Launched in July, the Washington-based lobbying group led by president and former Forbes contributor Perianne Boring is seeking to influence broader bitcoin policy in the US, while advocating for smart regulation that will support the digital currency industry.

The CDC offered a broad critique of the proposal, suggesting that the NYDFS needs to revise its definition of 'virtual currency' and 'virtual currency business activities' to avoid what it called an "egregious act of regulatory overreach".

The full 10-page filing goes on to suggest that the NYDFS should include a safe haven provision for startups, exempt small businesses from regulation, make better use of existing regulation and extend its current 45-day comment period so that the industry would have more time to fully respond to the proposal.
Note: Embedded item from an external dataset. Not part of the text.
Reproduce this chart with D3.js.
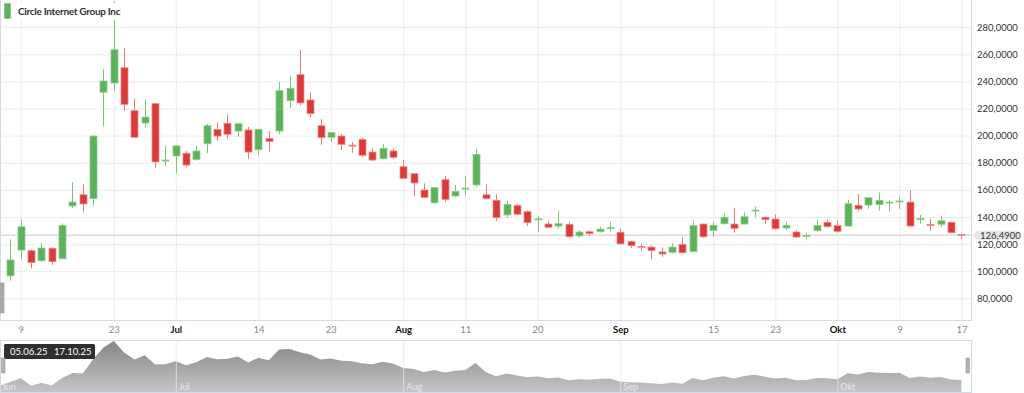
<!DOCTYPE html>
<html>
<head>
<meta charset="utf-8">
<script src="https://cdn.jsdelivr.net/npm/d3@7"></script>
<style>
  body { margin: 0; background: #fff; font-family: Lato, sans-serif; }
  .grid line { stroke: #ececec; }
  .grid path { display: none; }
</style>
</head>
<body>
<script>
"use strict"

// series name shown in the legend
const title = "Circle Internet Group Inc"

// trading days (Jun 5 only peeks in at the left edge)
const dates = [
  "2025-06-05", "2025-06-06", "2025-06-09", "2025-06-10", "2025-06-11", "2025-06-12", "2025-06-13",
  "2025-06-16", "2025-06-17", "2025-06-18", "2025-06-20", "2025-06-23", "2025-06-24", "2025-06-25",
  "2025-06-26", "2025-06-27", "2025-06-30", "2025-07-01", "2025-07-02", "2025-07-03", "2025-07-07",
  "2025-07-08", "2025-07-09", "2025-07-10", "2025-07-11", "2025-07-14", "2025-07-15", "2025-07-16",
  "2025-07-17", "2025-07-18", "2025-07-21", "2025-07-22", "2025-07-23", "2025-07-24", "2025-07-25",
  "2025-07-28", "2025-07-29", "2025-07-30", "2025-07-31", "2025-08-01", "2025-08-04", "2025-08-05",
  "2025-08-06", "2025-08-07", "2025-08-08", "2025-08-11", "2025-08-12", "2025-08-13", "2025-08-14",
  "2025-08-15", "2025-08-18", "2025-08-19", "2025-08-20", "2025-08-21", "2025-08-22", "2025-08-25",
  "2025-08-26", "2025-08-27", "2025-08-28", "2025-08-29", "2025-09-02", "2025-09-03", "2025-09-04",
  "2025-09-05", "2025-09-08", "2025-09-09", "2025-09-10", "2025-09-11", "2025-09-12", "2025-09-15",
  "2025-09-16", "2025-09-17", "2025-09-18", "2025-09-19", "2025-09-22", "2025-09-23", "2025-09-24",
  "2025-09-25", "2025-09-26", "2025-09-29", "2025-09-30", "2025-10-01", "2025-10-02", "2025-10-03",
  "2025-10-06", "2025-10-07", "2025-10-08", "2025-10-09", "2025-10-10", "2025-10-13", "2025-10-14",
  "2025-10-15", "2025-10-16", "2025-10-17",
]

const open = [
  69.2, 96.5, 115.6, 115.1, 107.7, 116.9, 109.2,
  148.1, 156.4, 153.5, 232, 238.8, 250.1, 218.4,
  209.3, 223.6, 181.5, 185, 187, 182.5, 194,
  204.6, 209.1, 203.4, 204.2, 189.6, 198, 203.4,
  225.8, 245, 226.3, 207.3, 198.8, 199.7, 193,
  197.2, 187.9, 183, 188.7, 177.1, 171.9, 159.9,
  150.5, 167.5, 155.5, 160.8, 163.6, 156.4, 152.3,
  141.5, 148.6, 143.9, 138, 134.8, 133.3, 134.6,
  126, 129.1, 129.1, 131.6, 128.7, 122, 118.3,
  117.8, 114.2, 113.9, 119.8, 114.4, 134.8, 130.2,
  135, 134.8, 134.8, 144.6, 139.8, 138.5, 131.9,
  128.9, 126, 129.9, 136.1, 133.6, 133.3, 148.6,
  148.8, 149.1, 150.6, 151.4, 151, 138.3, 134.4,
  134.6, 136.1, 127,
]

const high = [
  91.3, 123.5, 138.5, 116, 120.6, 117.6, 135.3,
  165.6, 164.5, 200.5, 249.2, 299, 264.7, 227.3,
  226.8, 224, 192.4, 193, 188.7, 192.4, 208.6,
  209.8, 215.7, 209.3, 206.6, 205, 203.4, 239.6,
  244, 263.2, 232, 212.3, 202.5, 201.2, 195.5,
  198.5, 190.9, 193.8, 190.4, 182, 172, 164.8,
  162, 170.4, 163.6, 169.7, 190.1, 164.3, 156.7,
  152, 149.5, 144.9, 141, 137.2, 144.6, 136.1,
  130.2, 130.2, 132.8, 136.3, 131.6, 122.5, 120.6,
  119.1, 117.6, 120.6, 125.2, 136.8, 135.2, 136.1,
  142.7, 146.8, 143.4, 147.6, 140.3, 142, 136.3,
  130.2, 128.5, 137.5, 138, 137.5, 152.7, 157,
  154.5, 157.9, 152.5, 154.5, 159.9, 141.5, 138.7,
  141, 136.5, 127.7,
]

const low = [
  69.2, 93, 108.8, 102.1, 107, 104.6, 108.7,
  146.4, 143.4, 148.3, 206.6, 233, 218.2, 198.3,
  206.1, 176.1, 177.8, 172.2, 176.6, 181.5, 187,
  196.3, 197.7, 199.2, 182.8, 185.7, 188.2, 201.2,
  220.2, 222.4, 213.7, 193.1, 195.5, 189.4, 187.4,
  184, 181.1, 182.5, 183, 168, 155, 154,
  149.6, 151.3, 154.5, 155.7, 161.9, 153, 137,
  139.5, 141.5, 133.3, 129.1, 132, 131.4, 125,
  124.7, 126, 128.5, 129.4, 119.8, 116.9, 115.1,
  108.8, 110.5, 113.2, 113.3, 114, 124.7, 125.4,
  134.5, 128.4, 134.5, 139.8, 134.8, 130.6, 130.4,
  124.7, 123.5, 129.1, 132.2, 128.5, 132.8, 144.2,
  145.9, 144.4, 144.2, 145.7, 133, 135, 129.9,
  132.8, 128, 124,
]

const close = [
  91.3, 108.3, 132.8, 106.3, 117.1, 107, 133.6,
  151, 149.6, 199.7, 240.3, 263.4, 223.1, 198.8,
  213.7, 180.6, 182, 192.4, 178.3, 188.7, 207.3,
  199.7, 201, 208.8, 187.9, 204.7, 195.8, 233.2,
  234.9, 224.1, 216.2, 198.5, 202.2, 193.6, 192.4,
  185.5, 182, 190.7, 184, 168.5, 165.1, 154.5,
  161.6, 153, 158.9, 161.3, 186.2, 153.5, 139.5,
  149.3, 142, 135.8, 138.6, 132.4, 135, 125.4,
  128.9, 127.7, 131.1, 132.1, 120.1, 118.8, 117.9,
  115.1, 112.7, 117.8, 113.6, 133.6, 125.4, 133.9,
  139.8, 131.6, 140.2, 145.1, 138, 131.3, 133.9,
  125.2, 126.4, 133.6, 132.8, 129.4, 149.8, 145.9,
  154.2, 152.3, 151, 151.8, 133.3, 138.8, 133.9,
  137.2, 128.4, 126.49,
]

const lastPrice = 126.49

// axis ticks
const yTicks      = [80, 100, 120, 140, 160, 180, 200, 220, 240, 260, 280]
const xTicks      = ["2025-06-09", "2025-06-23", "2025-07-01", "2025-07-14", "2025-07-23", "2025-08-01", "2025-08-11",
                     "2025-08-20", "2025-09-02", "2025-09-15", "2025-09-23", "2025-10-01", "2025-10-09", "2025-10-17"]
const xTickLabels = ["9", "23", "Jul", "14", "23", "Aug", "11", "20", "Sep", "15", "23", "Okt", "9", "17"]
const monthTicks  = ["Jul", "Aug", "Sep", "Okt"]

// navigator
const navTicks      = ["2025-06-05", "2025-07-01", "2025-08-01", "2025-09-02", "2025-10-01"]
const navTickLabels = ["Jun", "Jul", "Aug", "Sep", "Okt"]
const rangeLabels   = ["05.06.25", "17.10.25"]

// layout
const W = 1024, H = 393
const plot = { left : 0, right : 972, top : 0, bottom : 320.5 }
const nav  = { top : 340.5, bottom : 392.5 }
const step = 10.337

const candles = dates.map((d, i) => ({ d, o : open[i], h : high[i], l : low[i], c : close[i], i }))

const de = d3.formatLocale({ decimal : ",", thousands : ".", grouping : [3], currency : ["", " €"] })
const fmt = de.format(".4f")

const x = d3.scalePoint().domain(dates).range([0.07, 0.07 + step * (dates.length - 1)])
const y = d3.scaleLinear().domain([80, 280]).range([298.3, 27.2])

const svg = d3.select("body").append("svg")
  .attr("width", W)
  .attr("height", H)
  .style("display", "block")

svg.append("clipPath").attr("id", "plotClip")
  .append("rect")
  .attr("x", plot.left).attr("y", plot.top)
  .attr("width", plot.right - plot.left).attr("height", plot.bottom - plot.top)

// grid
svg.append("g").attr("class", "grid")
  .attr("transform", `translate(0,${plot.bottom})`)
  .call(d3.axisBottom(x).tickValues(xTicks).tickSize(-(plot.bottom - plot.top)).tickFormat(""))

svg.append("g").attr("class", "grid")
  .attr("transform", `translate(${plot.left},0)`)
  .call(d3.axisLeft(y).tickValues(yTicks).tickSize(-(plot.right - plot.left)).tickFormat(""))

// plot borders
svg.append("line").attr("x1", 0.5).attr("x2", 0.5).attr("y1", 0).attr("y2", plot.bottom).attr("stroke", "#d5dae6")
svg.append("line").attr("x1", plot.right - 0.5).attr("x2", plot.right - 0.5).attr("y1", 0).attr("y2", plot.bottom).attr("stroke", "#d5dae6")
svg.append("line").attr("x1", 0).attr("x2", plot.right).attr("y1", plot.bottom).attr("y2", plot.bottom).attr("stroke", "#d5dae6")

// last price line
svg.append("line")
  .attr("x1", plot.left).attr("x2", plot.right)
  .attr("y1", y(lastPrice)).attr("y2", y(lastPrice))
  .attr("stroke", "#dcdcdc").attr("stroke-width", 1.5)

// candles
const up   = { body : "#5fb25c", edge : "#8fcb8c", wick : "#7fc27c" }
const down = { body : "#db3a3a", edge : "#ea8a8a", wick : "#e58080" }
const gray = { body : "#a8a8a8", edge : "#a8a8a8", wick : "#a8a8a8" }
const look = c => c.i === 0 ? gray : (c.c >= c.o ? up : down)
const bw = 7

const g = svg.append("g").attr("clip-path", "url(#plotClip)")

const candle = g.selectAll(".candle")
  .data(candles)
  .enter()
  .append("g").attr("class", "candle")

candle.append("line")
  .attr("x1", c => Math.round(x(c.d)) + 0.5)
  .attr("x2", c => Math.round(x(c.d)) + 0.5)
  .attr("y1", c => y(c.h))
  .attr("y2", c => y(c.l))
  .attr("stroke", c => look(c).wick)
  .attr("stroke-width", 1)

candle.append("rect")
  .attr("x", c => Math.round(x(c.d)) - bw / 2 + 0.5)
  .attr("y", c => Math.min(y(c.o), y(c.c)))
  .attr("width", bw)
  .attr("height", c => Math.max(1, Math.abs(y(c.o) - y(c.c))))
  .attr("fill", c => look(c).body)
  .attr("stroke", c => look(c).edge)
  .attr("stroke-width", 0.8)

// legend
const legend = svg.append("g")
legend.append("rect").attr("x", 1).attr("y", 3).attr("width", 121).attr("height", 17).attr("fill", "#fff")
legend.append("rect").attr("x", 4.5).attr("y", 3.5).attr("width", 6).attr("height", 15)
  .attr("fill", up.body).attr("stroke", up.edge)
legend.append("text")
  .attr("x", 18).attr("y", 15)
  .attr("font-size", 10).attr("font-weight", 700).attr("fill", "#333")
  .attr("letter-spacing", -0.3)
  .text(title)

// y axis labels
const yAxis = svg.append("g")
  .attr("transform", `translate(${plot.right},0)`)
  .call(d3.axisRight(y).tickValues(yTicks).tickSize(0).tickPadding(5).tickFormat(fmt))
yAxis.select(".domain").remove()
yAxis.selectAll("text").attr("font-family", "Lato").attr("font-size", 9.5).attr("fill", "#333")

// last price tag
const ty = y(lastPrice)
svg.append("path")
  .attr("d", `M${plot.right + 1},${ty} L${plot.right + 5},${ty - 4.5} L${plot.right + 47},${ty - 4.5} L${plot.right + 47},${ty + 4.5} L${plot.right + 5},${ty + 4.5} Z`)
  .attr("fill", "#e6e6e6")
svg.append("text")
  .attr("x", plot.right + 8).attr("y", ty).attr("dy", "0.34em")
  .attr("font-size", 9.5).attr("fill", "#333")
  .text(fmt(lastPrice))

// x axis labels
const xAxis = svg.append("g")
  .attr("transform", `translate(0,${plot.bottom})`)
  .call(d3.axisBottom(x).tickValues(xTicks).tickSize(0).tickPadding(6).tickFormat((d, i) => xTickLabels[i]))
xAxis.select(".domain").remove()
xAxis.selectAll("text")
  .attr("font-family", "Lato")
  .attr("font-size", 9.5)
  .attr("fill", (d, i) => monthTicks.includes(xTickLabels[i]) ? "#111" : "#8a8a8a")
  .attr("font-weight", (d, i) => monthTicks.includes(xTickLabels[i]) ? 700 : 400)

// navigator (skips the half-hidden first day)
const navData = candles.slice(1)
const navY = d3.scaleLinear()
  .domain([82.5, d3.max(close)])
  .range([nav.bottom, nav.top + 0.5])

const grad = svg.append("defs").append("linearGradient")
  .attr("id", "navFill").attr("gradientUnits", "userSpaceOnUse")
  .attr("x1", 0).attr("x2", 0).attr("y1", nav.top).attr("y2", nav.bottom)
grad.append("stop").attr("offset", 0).attr("stop-color", "#858585")
grad.append("stop").attr("offset", 1).attr("stop-color", "#c6c6c6")

svg.append("path")
  .datum(navData)
  .attr("d", d3.area().x((c, i) => i === 0 ? 1 : x(c.d)).y0(nav.bottom).y1(c => navY(c.c)))
  .attr("fill", "url(#navFill)")

const navAxis = svg.append("g")
  .attr("transform", `translate(0,${nav.bottom})`)
  .call(d3.axisBottom(x).tickValues(navTicks.slice(1)).tickSize(-(nav.bottom - nav.top)).tickFormat(""))
navAxis.select(".domain").remove()
navAxis.selectAll("line").attr("stroke", "#e6e6e6").attr("stroke-opacity", 0.8)

svg.append("g")
  .selectAll("text")
  .data(navTicks)
  .enter()
  .append("text")
  .attr("x", (d, i) => i === 0 ? 2 : x(d) + 3)
  .attr("y", nav.bottom - 3)
  .attr("font-size", 9).attr("fill", "#e8e8e8")
  .text((d, i) => navTickLabels[i])

svg.append("rect")
  .attr("x", 0.5).attr("y", nav.top)
  .attr("width", plot.right - 1).attr("height", nav.bottom - nav.top)
  .attr("fill", "none").attr("stroke", "#d5dae6")

// range labels
svg.append("rect").attr("x", 4).attr("y", 344).attr("width", 91).attr("height", 15).attr("rx", 1.5).attr("fill", "#2f2f2f")
svg.append("g").selectAll("text")
  .data(rangeLabels)
  .enter()
  .append("text")
  .attr("x", (d, i) => 10 + i * 44)
  .attr("y", 355)
  .attr("font-size", 9.5).attr("fill", "#fff")
  .text(d => d)

// navigator handles
;[1.5, plot.right - 6].forEach(hx => {
  svg.append("rect").attr("x", hx).attr("y", 358).attr("width", 3.5).attr("height", 15)
    .attr("fill", "#b3b3b3").attr("stroke", "#999").attr("stroke-width", 0.6)
})
</script>
</body>
</html>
Further, the CDC offered its services to the NYDFS, suggesting that it could provide the department's members with the necessary information to revise the proposal, and expressed its hope that its comments could provide a similar service to the community.

Boring said:

“We have been very vocal in encouraging the industry to submit comments to the NYDFS. The Digital Chamber’s comments are posted on our website and the industry is welcome to use them as a resource."

The news follows a similar 6th August filing submitted by the Bitcoin Foundation, and comes amid a period of increasing scrutiny for the proposed laws. In recent days, Circle CEO Jeremy Allaire and the Mercatus Center's Eli Douardo and Jerry Brito have criticized the regulations.

Small business exemption

Perhaps most notably, the CDC advocated for small businesses, defined under New York law as those that employ 100 people or less, to be excluded from the law. Businesses that hold under a certain amount of assets, Boring said, should also be exempt from compliance.

Boring argues:

"Startups are hotbeds for innovation; they often keep larger players on their toes by offering superior products at lower prices. The regulator of a market should avoid building any artificial barrier to entry. Artificial barriers to entry so will deter intelligent minds from developing interest in the market, make existing players complacent and hurt consumers."

The filing further states that the NYDFS is required to accommodate small businesses when writing its proposed rules, saying that this is mandated by Section 202-B of the New York Administrative Procedures Law.

Freedom to invest and innovate

The CDC also took aim at Section 200.8(b), which relates that bitcoin businesses maintain their profits and earnings in permissible investments denominated in US dollars, arguing businesses should be able to invest profits without restrictions provided they maintain full reserves.

Under the proposal, permissible investments include certificates of deposit, money market funds, state or municipal bonds and US government securities.

Section 200.10, the provision that requires bitcoin businesses to receive written approval from the NYDFS for any new product, service or activity, was also cited for revision.

Arguing that the provision be struck from the proposal, Boring said:

"It is dubious that NYDFS has, or can be expected to develop, the technical and business sophistication to make quick and astute decisions as to product development."

She added: "Having a regulator calling the shots in the marketplace, rather than protecting consumers, would cripple any industry and would take NYDFS far outside its competence and appropriate role as regulator."